The design of this thread is an evolution from boost::thread. The intent is to reuse as much of the boost::thread experience as possible, keeping the good, and changing the very minimum necessary to respond to the known limitations of this field experience.

  • boost's non-copyable, one-handle-maps-to-one-os-thread, semantics are retained. But this thread is movable to allow returning thread from factory functions and placing into containers.
  • This proposal adds cancellation to the boost::thread, which is a significant complication. This change has a large impact not only on thread but the rest of the C++ threading library as well. It is believed this large change is justifiable because of the benefit.
    • The thread destructor must now call cancel prior to detaching to avoid accidently leaking child threads when parent threads are canceled.
    • An explicit detach member is now required to enable detaching without canceling.
  • The concepts of thread handle and thread identity have been separated into two classes (they are the same class in boost::thread). This is to support easier manipulation and storage of thread identity.
  • The ability to create a thread id which is guaranteed to compare equal to no other joinable thread has been added (boost::thread does not have this). This is handy for code which wants to know if it is being executed by the same thread as a previous call (recursive mutexes are a concrete example).
  • There exists a "back door" to get the native thread handle so that clients can manipulate threads using the underlying OS if desired.
Matteo Italia
+6  A: 

I have used boost::thread in performance-sensitive production code and it's way more sophisticated and performant than anything we could have built ourselves in a sensible amount of time. The reader-writer lock in particular is a thing of beauty imo. You have the added benefit that the person who wrote the code and the book is active on Stack Overflow, if you do need help.
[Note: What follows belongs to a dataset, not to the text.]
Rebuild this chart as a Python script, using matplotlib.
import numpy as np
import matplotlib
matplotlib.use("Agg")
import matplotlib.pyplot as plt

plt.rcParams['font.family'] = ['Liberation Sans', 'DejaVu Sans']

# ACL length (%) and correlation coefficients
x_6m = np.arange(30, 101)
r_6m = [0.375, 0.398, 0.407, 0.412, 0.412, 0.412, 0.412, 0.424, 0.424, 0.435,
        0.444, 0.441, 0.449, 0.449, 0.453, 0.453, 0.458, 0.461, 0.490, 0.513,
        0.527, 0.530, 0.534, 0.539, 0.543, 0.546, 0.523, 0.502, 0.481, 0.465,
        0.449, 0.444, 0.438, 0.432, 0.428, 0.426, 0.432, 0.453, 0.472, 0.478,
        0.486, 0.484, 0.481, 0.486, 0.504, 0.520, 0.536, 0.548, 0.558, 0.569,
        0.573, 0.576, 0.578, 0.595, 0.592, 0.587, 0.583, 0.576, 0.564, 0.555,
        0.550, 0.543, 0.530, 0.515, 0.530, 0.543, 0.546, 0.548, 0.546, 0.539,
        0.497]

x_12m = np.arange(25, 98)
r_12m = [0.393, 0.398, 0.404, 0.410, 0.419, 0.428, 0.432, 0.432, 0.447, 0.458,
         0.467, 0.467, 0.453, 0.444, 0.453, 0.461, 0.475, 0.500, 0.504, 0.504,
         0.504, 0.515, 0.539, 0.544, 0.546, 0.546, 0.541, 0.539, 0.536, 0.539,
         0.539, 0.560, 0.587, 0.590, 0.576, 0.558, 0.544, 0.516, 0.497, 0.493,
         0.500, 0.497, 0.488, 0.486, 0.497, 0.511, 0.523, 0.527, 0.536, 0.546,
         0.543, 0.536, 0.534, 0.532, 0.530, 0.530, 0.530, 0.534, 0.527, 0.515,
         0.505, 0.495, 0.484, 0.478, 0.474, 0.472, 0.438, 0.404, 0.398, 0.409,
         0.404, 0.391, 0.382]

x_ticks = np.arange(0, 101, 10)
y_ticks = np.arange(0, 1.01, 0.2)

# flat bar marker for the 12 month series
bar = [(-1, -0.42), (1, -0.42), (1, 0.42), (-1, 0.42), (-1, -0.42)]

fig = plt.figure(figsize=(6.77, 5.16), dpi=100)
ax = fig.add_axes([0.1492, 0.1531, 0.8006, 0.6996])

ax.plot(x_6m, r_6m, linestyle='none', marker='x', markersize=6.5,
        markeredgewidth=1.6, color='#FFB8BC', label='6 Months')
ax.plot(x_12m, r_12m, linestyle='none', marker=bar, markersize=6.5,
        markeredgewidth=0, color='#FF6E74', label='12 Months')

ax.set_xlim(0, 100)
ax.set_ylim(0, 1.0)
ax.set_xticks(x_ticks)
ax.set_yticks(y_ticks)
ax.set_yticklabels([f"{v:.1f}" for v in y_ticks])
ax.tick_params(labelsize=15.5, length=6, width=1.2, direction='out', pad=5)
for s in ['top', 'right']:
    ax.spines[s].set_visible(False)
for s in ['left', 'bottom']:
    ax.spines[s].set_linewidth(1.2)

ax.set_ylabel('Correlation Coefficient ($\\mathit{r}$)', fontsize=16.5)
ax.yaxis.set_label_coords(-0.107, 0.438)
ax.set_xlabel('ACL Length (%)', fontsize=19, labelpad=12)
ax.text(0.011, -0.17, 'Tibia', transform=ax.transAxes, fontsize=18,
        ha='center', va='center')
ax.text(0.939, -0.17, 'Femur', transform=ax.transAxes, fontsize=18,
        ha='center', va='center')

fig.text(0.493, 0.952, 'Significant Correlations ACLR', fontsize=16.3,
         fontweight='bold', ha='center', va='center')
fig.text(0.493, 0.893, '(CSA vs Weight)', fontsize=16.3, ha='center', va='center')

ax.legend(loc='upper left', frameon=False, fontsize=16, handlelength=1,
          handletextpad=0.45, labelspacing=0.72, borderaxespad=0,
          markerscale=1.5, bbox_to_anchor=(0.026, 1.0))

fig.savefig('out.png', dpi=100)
Since you are on Windows you may be able to improve compile-times by judicious use of Visual Studio precompiled headers, to avoid repeated load of the Boost headers.

Steve Townsend
`+1` for "...way more sophisticated and performant than anything we could have built ourselves in a sensible amount of time." People often overlook how much knowledge and experience was put into anything that managed to get past boost's review. Anything a single company's development department can come up with is bound to be inferior. And the problem is you might only find out about this when, years later, someone needs that code ported to platform X, which none of you now have any experience with.